Our son is home from college for the Thanksgiving holiday. In his backpack were his Organic Chemistry books and a library book from school. Fractals and Chaos: Simplified for the Life Sciences. This book has guidance for understanding chaos and avoiding the mistakes of using populist descriptions for systems found in nature - in his case celluar biology and organic chemistry students. (Yes a double major)
One popular misunderstanding is that chaotic systems are not deterministic. The common - but wrong - example is the double pendulum. This book describes the background for the actual fact that Chaotic Systems are Deterministic.
Chaos is defined as a complex output that mimics random behavior that is generated by a simple, deterministic system.
This is worth repeating - the chaotic system MIMICS random behavior. This is the error in seeing the double pendulum pattern as random, but not realizing this pattern is generated by a deterministic set of equations - the Lagrangian solution to the equations of motion.
Randomness is different from chaos, but it is hard to tell. Although sequences of values or behavior appear similar but underlying these numbers or behavior are two distinctly different processes. We can only tell the difference when we look at the phase space view of the numbers.
In chaotic systems- dynamical - there are only a small number of independent variables, but the output of a chaotic systems is complex. But it is not random. The sequence of values of measured data can be transformed into an object in space. The Phase Space. This object is the Phase Space Set. Some properties of these numbers is easier to analyze in this phase space.

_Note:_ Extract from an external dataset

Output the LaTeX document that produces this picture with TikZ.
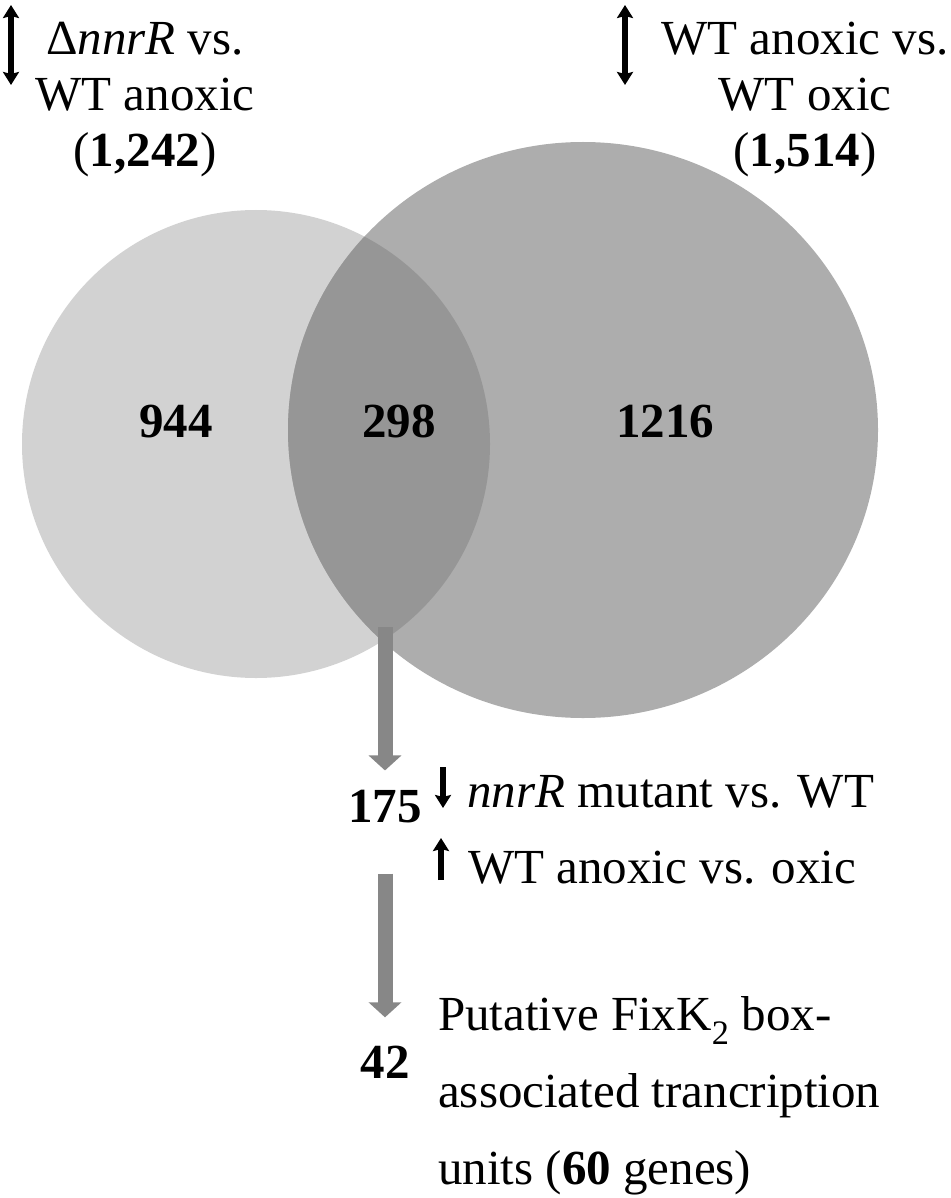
\documentclass[tikz,border=0pt]{standalone}
\usepackage{fontspec}
\setmainfont{Liberation Serif}
\usetikzlibrary{arrows.meta}
\definecolor{vennleft}{RGB}{210,210,210}
\definecolor{vennright}{RGB}{173,173,173}
\definecolor{vennboth}{RGB}{150,150,150}
\definecolor{flowgray}{RGB}{135,135,135}
\tikzset{
  num/.style={font=\fontsize{49}{56}\selectfont\bfseries, inner sep=0pt},
  lbl/.style={font=\fontsize{49}{56}\selectfont, inner sep=0pt, align=center},
  flow/.style={draw=flowgray, line width=15pt, -{Triangle[length=15pt,width=32pt]}},
  both/.style={line width=6pt, {Stealth[length=13pt,width=16pt,inset=2pt]}-{Stealth[length=13pt,width=16pt,inset=2pt]}},
  single/.style={line width=6pt, -{Stealth[length=13pt,width=16pt,inset=2pt]}}
}

\begin{document}
\begin{tikzpicture}[x=1pt,y=-1pt]
  \useasboundingbox (0,0) rectangle (950,1198);
  % the two sets
  \fill[vennleft] (256,444) circle[radius=234];
  \fill[vennright] (583,430) ellipse[x radius=295,y radius=288];
  \begin{scope}
    \clip (256,444) circle[radius=234];
    \fill[vennboth] (583,430) ellipse[x radius=295,y radius=288];
  \end{scope}
  \node[num, anchor=base] (only1) at (176,437) {944};
  \node[num, anchor=base] (shared) at (399,437) {298};
  \node[num, anchor=base] (only2) at (665,437) {1216};
  % set labels
  \node[lbl, anchor=north] (setA) at (145,22) {Δ\textit{nnrR} vs.\\WT anoxic\\(\textbf{1,242})};
  \node[lbl, anchor=north] (setB) at (805,22) {WT anoxic vs.\\WT oxic\\(\textbf{1,514})};
  \coordinate (aTop) at (11,5);
  \coordinate (aBot) at (11,85);
  \coordinate (bTop) at (625,5);
  \coordinate (bBot) at (625,85);
  \draw[both] (aTop) -- (aBot);
  \draw[both] (bTop) -- (bBot);
  % filtering steps
  \coordinate (lens) at (385,627);
  \node[num, anchor=base] (n175) at (385,822) {175};
  \node[num, anchor=base] (n42) at (385,1078) {42};
  \draw[flow, shorten >=19pt] (lens) -- (n175.north);
  \draw[flow, shorten <=51pt, shorten >=28pt] (n175.south) -- (n42.north);
  \node[lbl, anchor=base west] (mut) at (467,807) {\textit{nnrR} mutant vs. WT};
  \node[lbl, anchor=base west] (oxic) at (468,883) {WT anoxic vs. oxic};
  \coordinate (dnTop) at (443,767);
  \coordinate (dnBot) at (443,808);
  \coordinate (upBot) at (441,880);
  \coordinate (upTop) at (441,838);
  \draw[single] (dnTop) -- (dnBot);
  \draw[single] (upBot) -- (upTop);
  \node[lbl, align=left, anchor=north west, font=\fontsize{49}{77}\selectfont] (fixk) at (438,996)
    {Putative FixK\textsubscript{2} box-\\associated trancription\\units (\textbf{60} genes)};
\end{tikzpicture}
\end{document}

If there is a algorithm for a chaotic system and we run that algorithm with different starting conditions we get different outcomes. This is the double pendulum. But that outcome is NOT random. It is deterministic, but different. The deterministic equations of motion for the double pendulum are simple algebra and trigonometry. The outcome is dependent on the starting conditions, but the output is NOT random, within certain constraints. There is an angle above which the result is random and chaotic.
The next book that came home is A Bee in a Cathedral. This is a book about using analogies to convey information about analogies and their connection with other topics. Unlike the poor analogy of an untended garden can be an analogy emergent system - well it is emergent, an emergent weed patch. This book uses analogies to convey understandings about things like scaling factors. Or a bowling ball on a rubber sheet as an analogy for general relativity and gravity. Or unshuffling a deck of cards can not be done no how many times you try - entropy in action. Or an eye opener, a troop of Chimps has more genetic diversity than the entire human population. This is because we are very young compared to chimps.
So What's the Point?
When you read something about complexity, about analogies, about a process or a method and there is not a reference to the source of the statement that has itself been sourced, be suspect. And absolutely most important, that those sources are peer reviewed in some way. This eliminates most populist approaches to solution to complex problems.
Both books are worth reading if only to show how organized thought processes are based on more organized thought processes, whose underlying concepts - even if they are written in a populist style - can be directly traced to the underlying equations. The double pendulum to the Lagrania of the equations of motion in a gravitational field.